NewsKern Back In Business

Actions

Kern Back In Business: Edwards Air Force Base looking for hundreds of new workers

Jobs range from internships to six figure salaries
Posted at 2:17 PM, Feb 10, 2019
and last updated 2019-02-15 19:23:53-05

EDWARDS, Calif. — Edwards Air Force Base, as their test wing technical director Dan Osburn said, it's the center of the aerospace testing universe.

"What that means is, we test every aircraft in the inventory of the Air Force,” said Osburn.

Testing all of those aircrafts means they need a lot of engineering jobs. Edwards air force base officials said there are hundreds of jobs available. About 100 of those are in Osburn’s department including electrical engineers or double Es.

“So you think airplanes it’s only aeronautical, mechanical," said Osburn. "But, we really need double Es and a lot of them because a lot of our new platforms are very mission system, where you have nodes and data links that are going across and talking to each other.”

Edwards Air Force Base engineering jobs range from internships to experienced engineers, six-figure salaries position and even civil engineers. One of those civil engineers is Andrew Harless, who helps keep Edwards Air Force Base running.

Harless said, “Everyone on this base is my family. We all take care of each other. Like I said HVAC is a big part of the mission here at Edwards.”

For more experience engineers, they have the opportunity to work on a variety of missions and a variety of planes.

Osburn said, “You can go work at any airplane. You can work three to five years on F35 and then you’ll move over to three to five years at Global Hawk or F22 or B2. You have a gamete of where you can go work.”

Melida McWeeney is the engineer recruitment manager for Edwards Air Force Base. She goes to local high school and college career fairs to recruit up-and-coming engineers to spend a career working at Edwards Air Force Base.

“Our hiring process is very direct, said McWeeney. "So when we’re at a career fair Whether it’s at C-S-U Bakersfield, UCLA, any of our schools in southern California, you come up to our table and you give us a resume that is competitive, you can bet that one of our hiring managers is going to reach out to you.”

For these jobs McWeeney said you don't need to have a military background in order to apply.

McWeeney said, “You can be civilians and apply for these jobs. Air Force civilian services allows you to serve along side military members and serve your country in a civilian capacity.”

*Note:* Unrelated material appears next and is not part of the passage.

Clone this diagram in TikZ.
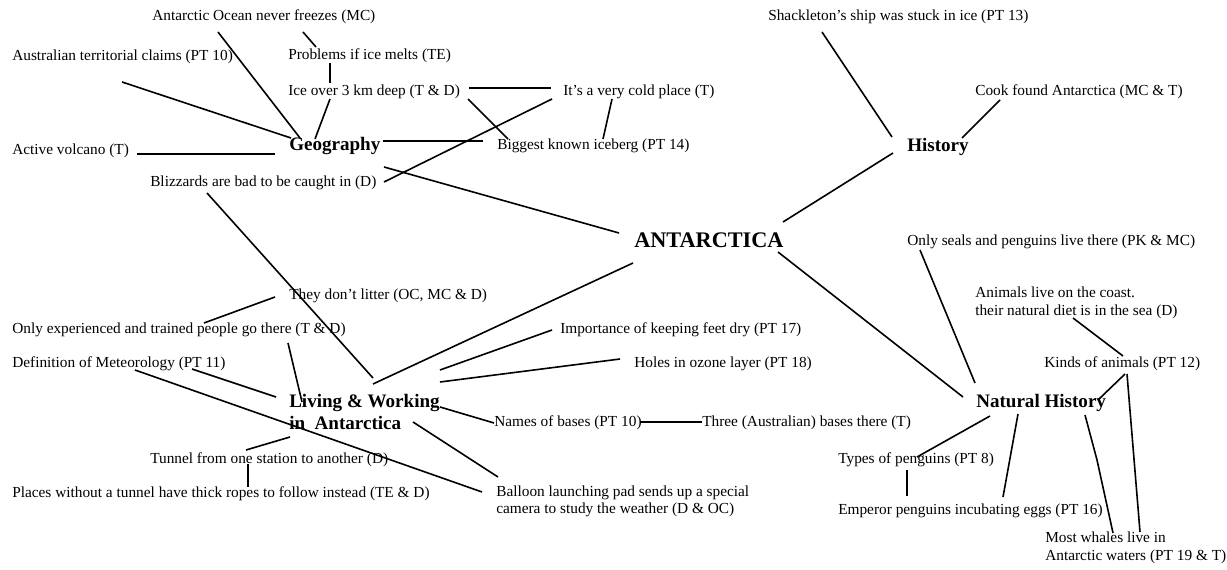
\documentclass[tikz,border=0pt]{standalone}
\usepackage{fontspec}
\setmainfont{Liberation Serif}
\usetikzlibrary{calc}
\begin{document}
\begin{tikzpicture}[x=0.75pt,y=-0.75pt,
  lbl/.style={anchor=west,inner sep=0pt,align=left,font=\fontsize{11.5}{13}\selectfont},
  topic/.style={anchor=west,inner sep=0pt,align=left,font=\fontsize{14.3}{15.8}\selectfont\bfseries},
  hub/.style={anchor=west,inner sep=0pt,font=\fontsize{16.7}{20}\selectfont\bfseries},
  link/.style={line width=1.2pt}]
\useasboundingbox[fill=white] (0,0) rectangle (1227,570);

% centre and main topics
\node[hub]   (ant)    at (634,240) {ANTARCTICA};
\node[topic] (geo)    at (289,146) {Geography};
\node[topic] (hist)   at (907,147) {History};
\node[topic] (nat)    at (976,403) {Natural History};
\node[topic] (living) at (289,412) {Living \& Working\\in\ \ Antarctica};

% geography facts
\node[lbl] (ocean)   at (152,17)  {Antarctic Ocean never freezes (MC)};
\node[lbl] (claims)  at (12,57)   {Australian territorial claims (PT 10)};
\node[lbl] (melts)   at (288,56)  {Problems if ice melts (TE)};
\node[lbl] (ice)     at (288,92)  {Ice over 3 km deep (T \& D)};
\node[lbl] (cold)    at (563,92)  {It's a very cold place (T)};
\node[lbl] (volcano) at (12,151)  {Active volcano (T)};
\node[lbl] (berg)    at (497,146) {Biggest known iceberg (PT 14)};
\node[lbl] (bliz)    at (150,183) {Blizzards are bad to be caught in (D)};

% history facts
\node[lbl] (shack) at (768,17) {Shackleton's ship was stuck in ice (PT 13)};
\node[lbl] (cook)  at (975,92) {Cook found Antarctica (MC \& T)};

% natural history facts
\node[lbl] (seals)   at (907,242)  {Only seals and penguins live there (PK \& MC)};
\node[lbl,font=\fontsize{11.5}{13.1}\selectfont] (coast) at (975,303)
  {Animals live on the coast.\\their natural diet is in the sea (D)};
\node[lbl] (kinds)   at (1044,364) {Kinds of animals (PT 12)};
\node[lbl] (types)   at (838,460)  {Types of penguins (PT 8)};
\node[lbl] (emperor) at (838,511)  {Emperor penguins incubating eggs (PT 16)};
\node[lbl,font=\fontsize{11.5}{13.5}\selectfont] (whales) at (1045,548)
  {Most whales live in\\Antarctic waters (PT 19 \& T)};

% living and working facts
\node[lbl] (litter)  at (289,296) {They don't litter (OC, MC \& D)};
\node[lbl] (exp)     at (12,330)  {Only experienced and trained people go there (T \& D)};
\node[lbl] (meteo)   at (12,364)  {Definition of Meteorology (PT 11)};
\node[lbl] (feet)    at (560,330) {Importance of keeping feet dry (PT 17)};
\node[lbl] (ozone)   at (634,364) {Holes in ozone layer (PT 18)};
\node[lbl] (names)   at (494,423) {Names of bases (PT 10)};
\node[lbl] (three)   at (702,423) {Three (Australian) bases there (T)};
\node[lbl] (tunnel)  at (150,460) {Tunnel from one station to another (D)};
\node[lbl] (places)  at (12,494)  {Places without a tunnel have thick ropes to follow instead (TE \& D)};
\node[lbl,font=\fontsize{11.5}{12.8}\selectfont] (balloon) at (496,501)
  {Balloon launching pad sends up a special\\camera to study the weather (D \& OC)};

% connectors: geography
\draw[link] ($(ocean.west)+(66,15)$)   -- ($(geo.west)+(11,-8)$);
\draw[link] ($(claims.west)+(110,25)$) -- ($(geo.west)+(2,-8)$);
\draw[link] ($(ocean.west)+(151,15)$)  -- ($(melts.west)+(28,-9)$);
\draw[link] ($(melts.west)+(42,7)$)    -- ($(ice.west)+(42,-9)$);
\draw[link] ($(ice.west)+(42,7)$)      -- ($(geo.west)+(26,-7)$);
\draw[link] ($(volcano.west)+(125,3)$) -- ($(geo.west)+(-14,8)$);
\draw[link] ($(geo.west)+(94,-5)$)     -- ($(berg.west)+(-14,-5)$);
\draw[link] ($(ice.west)+(181,-4)$)    -- ($(cold.west)+(-12,-4)$);
\draw[link] ($(ice.west)+(180,7)$)     -- ($(berg.west)+(11,-7)$);
\draw[link] ($(cold.west)+(-11,7)$)    -- ($(bliz.west)+(234,-1)$);
\draw[link] ($(cold.west)+(49,7)$)     -- ($(berg.west)+(106,-7)$);
\draw[link] ($(geo.west)+(95,21)$)     -- ($(ant.west)+(-15,-7)$);

% connectors: history
\draw[link] ($(shack.west)+(54,15)$)   -- ($(hist.west)+(-15,-10)$);
\draw[link] ($(cook.west)+(25,8)$)     -- ($(hist.west)+(55,-9)$);
\draw[link] ($(hist.west)+(-14,6)$)    -- ($(ant.west)+(149,-18)$);

% connectors: living and working
\draw[link] ($(bliz.west)+(57,10)$)    -- ($(living.west)+(84,-34)$);
\draw[link] ($(ant.west)+(-1,23)$)     -- ($(living.west)+(84,-28)$);
\draw[link] ($(litter.west)+(-14,1)$)  -- ($(exp.west)+(192,-7)$);
\draw[link] ($(exp.west)+(276,13)$)    -- ($(living.west)+(13,-10)$);
\draw[link] ($(meteo.west)+(180,5)$)   -- ($(living.west)+(-13,-15)$);
\draw[link] ($(meteo.west)+(123,6)$)   -- ($(balloon.west)+(-14,-9)$);
\draw[link] ($(living.west)+(1,25)$)   -- ($(tunnel.west)+(96,-10)$);
\draw[link] ($(tunnel.west)+(98,4)$)   -- ($(places.west)+(236,-7)$);
\draw[link] ($(living.west)+(124,10)$) -- ($(balloon.west)+(2,-24)$);
\draw[link] ($(living.west)+(151,-5)$) -- ($(names.west)+(0,0)$);
\draw[link] ($(names.west)+(146,-1)$)  -- ($(three.west)+(0,-1)$);
\draw[link] ($(living.west)+(151,-42)$) -- ($(feet.west)+(-8,0)$);
\draw[link] ($(living.west)+(151,-30)$) -- ($(ozone.west)+(-14,-5)$);

% connectors: natural history
\draw[link] ($(ant.west)+(144,12)$)    -- ($(nat.west)+(-13,-6)$);
\draw[link] ($(seals.west)+(13,8)$)    -- ($(nat.west)+(-1,-20)$);
\draw[link] ($(coast.west)+(98,15)$)   -- ($(kinds.west)+(79,-8)$);
\draw[link] ($(kinds.west)+(81,10)$)   -- ($(nat.west)+(122,-3)$);
\draw[link] ($(kinds.west)+(83,10)$)   -- ($(whales.west)+(95,-16)$);
\draw[link] ($(nat.west)+(109,12)$) -- ($(nat.west)+(121,57)$) -- ($(whales.west)+(68,-15)$);
\draw[link] ($(nat.west)+(14,13)$)     -- ($(types.west)+(79,-3)$);
\draw[link] ($(types.west)+(69,10)$)   -- ($(emperor.west)+(69,-15)$);
\draw[link] ($(nat.west)+(42,11)$)     -- ($(emperor.west)+(165,-14)$);
\end{tikzpicture}
\end{document}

For new tactical engineer hires like Jarrett Kok and Zach Davis, they said one of the perks of working for Edwards Air Force Base is the base will pay up to $20,000 dollars in students loans paid and pay for them to receive their graduate degree as well as pay for three semesters of their grad school.

Kok said, “After I graduate with my masters degree and I get hired on as a full-time engineer, it will be a great secure job to be out here and I will already be working with the people I know so it will be a great future for me.”

Davis added, “Favorite thing about working here is it’s an airshow every single day. It really is. I mean you step out of the office and you’ll see everything take off down the flight line, from F35s to our old F16s, to B52s, B1.”

For a list of the almost 500 jobs available at Edwards Air Force Base, McWeeney says to visit their website USAJobs.gov or on Indeed. And they accept resumes via Indeed. As for some of those engineering jobs they include radar engineering, electrical engineering, systematic engineering, mechanical engineering, aeronautical engineering and cyber engineering. And Osburn said if you’re up for the challenge you get to work with some of the best of the best in our defense department.

Osburn said, “So you’re talking to up with the pilot in there doing the maneuvers, and you’re looking at your screens with data down real time and saying you’re cleared to the next point or you know knock it off, knock it off, knock it off, you’ve hit a limit boundary you need to come back and recover the airplane so it doesn’t depart.”

And like Davis, Osburn said one of his favorite parts about his engineering job is being on the base.

“If you like airplanes, if you have an engineering degree, this is the place to be," Osburn said. "You can hear an airplane right now in the background. You see them take off when you go from meeting to meeting. Or wherever you’re going building to building. You can see the airplanes flying around.”

Edwards Air Force Base plans to have a career fair at CSUB in March to recruit from their engineering school.